Pakistan has now completed 26 of the 27 action items in its 2018 action plan.
However, one key action plan is still to be completed, which is related to the investigation and prosecution of senior leaders and commanders of UN-designated terrorists group.
In addition to this, a separate process is taking place over the past few years that in 2019, the FATF regional partners APG identified during the assessment a number of serious issues in relation to entire anti-money laundering and counter financing terrorism.
Since then Pakistan has made improvement which include key efforts to raise awareness in private sector on money laundering risks and to develop and use financial intelligence to build cases.
However, Pakistan is still failing to effectively implement FATF standard across numbers of areas, this means risks of money laundering remain high, which in turn can fuel corruption and organised crimes, he added.
That is why the FATF has worked with the Pakistani government to improve the areas that still need to be improved as part of the new action plan that actually focuses on money laundering.
This includes increasing the number of investigations and prosecutions, and making sure that law enforcement agencies cooperate internationally to trace, freeze, and confiscate assets, he added.
He maintained that this is about helping authorities stop corruption and prevent organised criminals profiting from their crimes and undermining the financial system and legitimate economy in Pakistan.
He continued that he wanted to thank the Pakistani government for their continuing strong commitment to this process.
Pakistan has already made substantial progress since the APG report first identified issues and stated that authorities would make the necessary changes.
To a question that despite unprecedented progress, Pakistan after completing 26 out of 27 actions plan still remains on grey list since 2018, which would be a kind of discouragement for other countries who want to strengthen their financial systems, Pleyer stated that the FATF rules and procedures are “very clear” that all the deficiencies must be addressed and it would be also be discouraging if other countries fully address all their action plan items and then got off, while other countries got off the list before they had completed all the action plan items.
So the expectation is clear that all the countries are treated equally, so many have achieved and this is our expectation from Pakistan, he added.

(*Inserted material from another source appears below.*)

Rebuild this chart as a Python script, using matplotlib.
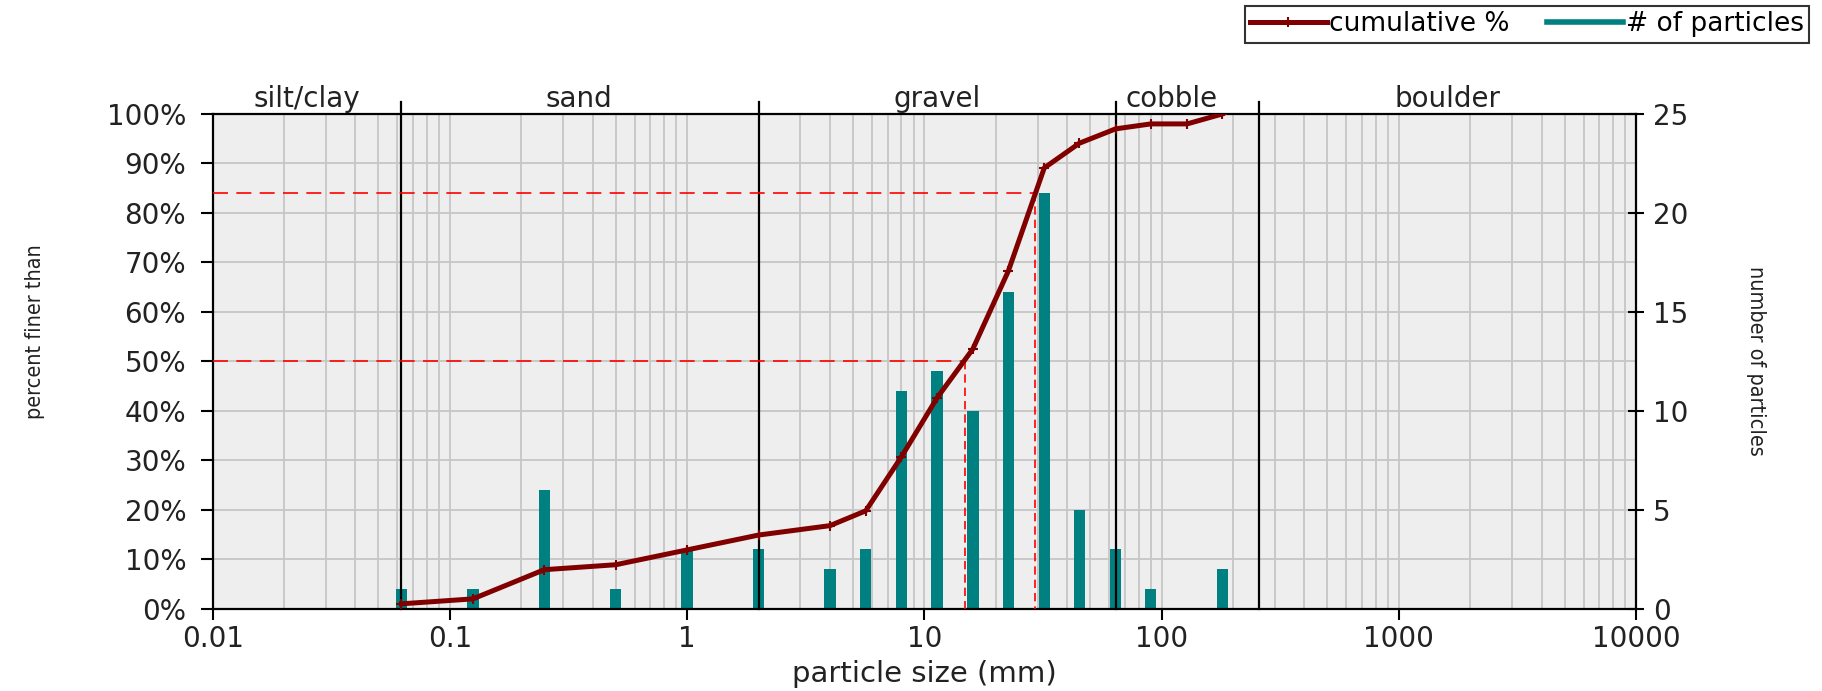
import numpy as np
import matplotlib
matplotlib.use('Agg')
import matplotlib.pyplot as plt
from matplotlib.ticker import LogLocator, MultipleLocator, NullFormatter, FuncFormatter
from matplotlib.lines import Line2D

# sieve sizes (mm), particle counts per size, cumulative percent finer
sizes = [0.0625, 0.125, 0.25, 0.5, 1, 2, 4, 5.66, 8, 11.3, 16, 22.6, 32, 45, 64, 90, 128, 180]
counts = [1, 1, 6, 1, 3, 3, 2, 3, 11, 12, 10, 16, 21, 5, 3, 1, 0, 2]
cumulative = [1.0, 2.0, 7.9, 8.9, 11.9, 14.9, 16.8, 19.8, 30.7, 42.6, 52.5, 68.3,
              89.1, 94.1, 97.0, 98.0, 98.0, 100.0]

# size classes
class_bounds = [0.0625, 2, 64, 256]
class_names = ['silt/clay', 'sand', 'gravel', 'cobble', 'boulder']
class_label_x = [0.025, 0.35, 11.3, 110, 1600]

# D50 / D84
d50, d84 = 14.8, 29.3

x_ticks = [0.01, 0.1, 1, 10, 100, 1000, 10000]
x_labels = ['0.01', '0.1', '1', '10', '100', '1000', '10000']

line_red = '#800000'
teal = '#008080'

plt.rcParams['font.family'] = ['DejaVu Sans']
narrow = ['Liberation Sans Narrow', 'DejaVu Sans']

fig = plt.figure(figsize=(18.22, 6.91), dpi=100)
ax = fig.add_axes([0.1167, 0.119, 0.7813, 0.716])
ax2 = ax.twinx()

# ax2 (bars, grid, background) behind, ax (curve) on top
ax.set_zorder(2)
ax2.set_zorder(1)
ax.patch.set_visible(False)
ax2.patch.set_visible(True)
ax2.patch.set_facecolor('#EEEEEE')
ax2.xaxis.set_visible(True)

ax.set_xscale('log')
ax.set_xlim(0.01, 10000)
ax.set_ylim(0, 100)
ax2.set_ylim(0, 25)

ax.xaxis.set_major_locator(LogLocator(base=10, numticks=20))
ax.xaxis.set_minor_locator(LogLocator(base=10, subs=np.arange(2, 10), numticks=100))
ax.xaxis.set_minor_formatter(NullFormatter())
ax.set_xticks(x_ticks)
ax.set_xticklabels(x_labels)

ax.yaxis.set_major_locator(MultipleLocator(10))
ax.yaxis.set_major_formatter(FuncFormatter(lambda v, p: f'{v:.0f}%'))
ax2.yaxis.set_major_locator(MultipleLocator(5))
ax2.yaxis.set_minor_locator(MultipleLocator(2.5))

grid_kw = dict(color='#C6C6C6', lw=1.3)
ax2.grid(True, which='both', axis='x', **grid_kw)
ax2.grid(True, which='both', axis='y', **grid_kw)
ax.grid(False)

# particle counts
sizes_arr = np.array(sizes)
hw = 0.024
ax2.bar(sizes_arr * 10 ** -hw, counts, width=sizes_arr * (10 ** hw - 10 ** -hw),
        align='edge', color=teal, zorder=3)

# class boundaries and names
trans = ax.get_xaxis_transform()
for b in class_bounds:
    ax.plot([b, b], [0, 1.025], transform=trans, color='black', lw=1.6, clip_on=False, zorder=3)
for name, xc in zip(class_names, class_label_x):
    ax.text(xc, 1.03, name, transform=trans, ha='center', va='center', fontsize=20, color='#222222')

# D50 / D84 guides
ax.plot([0.01, d84], [84, 84], color='red', lw=1.2, dashes=(9, 5), zorder=3)
ax.plot([d84, d84], [84, 0], color='red', lw=1.2, dashes=(5, 3), zorder=3)
ax.plot([0.01, d50], [50, 50], color='red', lw=1.2, dashes=(9, 5), zorder=3)
ax.plot([d50, d50], [50, 0], color='red', lw=1.2, dashes=(5, 3), zorder=3)

# cumulative curve
ax.plot(sizes, cumulative, color=line_red, lw=3.6, marker='+', ms=7, mew=1.5, zorder=4)

for s in ax.spines.values():
    s.set_color('black')
    s.set_linewidth(1.6)
for s in ax2.spines.values():
    s.set_visible(False)

ax.tick_params(axis='y', direction='out', length=9, width=1.5, pad=10, labelsize=20,
               colors='black', labelcolor='#222222')
ax.tick_params(axis='x', which='major', direction='out', length=8, width=1.5, pad=4, labelsize=20,
               colors='black', labelcolor='#222222')
ax.tick_params(axis='x', which='minor', length=0)
ax2.tick_params(axis='x', which='both', length=0, labelbottom=False, labeltop=False)
ax2.tick_params(axis='y', which='major', direction='inout', length=12, width=1.5, pad=6, labelsize=20,
                labelcolor='#222222')
ax2.tick_params(axis='y', which='minor', length=0)

ax.set_xlabel('particle size (mm)', fontsize=21, color='#222222', va='center')
ax.xaxis.set_label_coords(0.5, -0.131)
ax.set_ylabel('percent finer than', fontsize=15.5, family=narrow, stretch='condensed',
              color='#222222', va='center')
ax.yaxis.set_label_coords(-0.125, 0.56)
ax2.set_ylabel('number of particles', fontsize=15.5, family=narrow, stretch='condensed',
               rotation=270, va='center', color='#222222')
ax2.yaxis.set_label_coords(1.084, 0.5)

handles = [Line2D([], [], color=line_red, lw=3.6, marker='+', ms=7, mew=1.5),
           Line2D([], [], color=teal, lw=4)]
leg = fig.legend(handles, ['cumulative %', '# of particles'], loc='upper right',
                 bbox_to_anchor=(0.9929, 0.991), ncol=2, fontsize=19, frameon=True,
                 fancybox=False, edgecolor='black', handlelength=2.9, handletextpad=0.1,
                 columnspacing=1.4, borderpad=0.2, borderaxespad=0)
leg.get_frame().set_linewidth(1.5)

fig.savefig('out.png', dpi=100)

When asked if Pakistan is scrutinized for terror financing what kind of action plan is for India to stop it from nuclear proliferation as well as on Indian mutual evaluation pending because of Covid-19, Pleyer said he was aware of media reports about nuclear proliferation but was not going to comment on something that the FATF has not assessed.
He further stated that mutual evaluation would be rescheduled for India as soon as Covid-19 situation becomes clear to start the process for this South Asian country, he added.
To a question about delisting Pakistan after addressing the single remaining item on the original action plan or additional items added by the Asia Pacific Group would also need to be addressed, the president of the FATF said that as soon as this last remaining item of the [original] action plan is largely addressed, the members will decide whether they will grant an onsite for this action plan.
“Usually once an onsite has been successfully completed, the membership can decide on delisting a country,” he added.
“But in this [Pakistan’s] case, we have a parallel action plan with all the action items in the second action plan. Then Pakistan must also largely complete all the items on this action plan and then there will be a separate onsite to decide on this action plan. So the delisting will not occur before both action plans are completed and two onsites have been granted and successfully completed and have shown that the improvements are sustainable before the FATF members decide on delisting,” Pleyer said.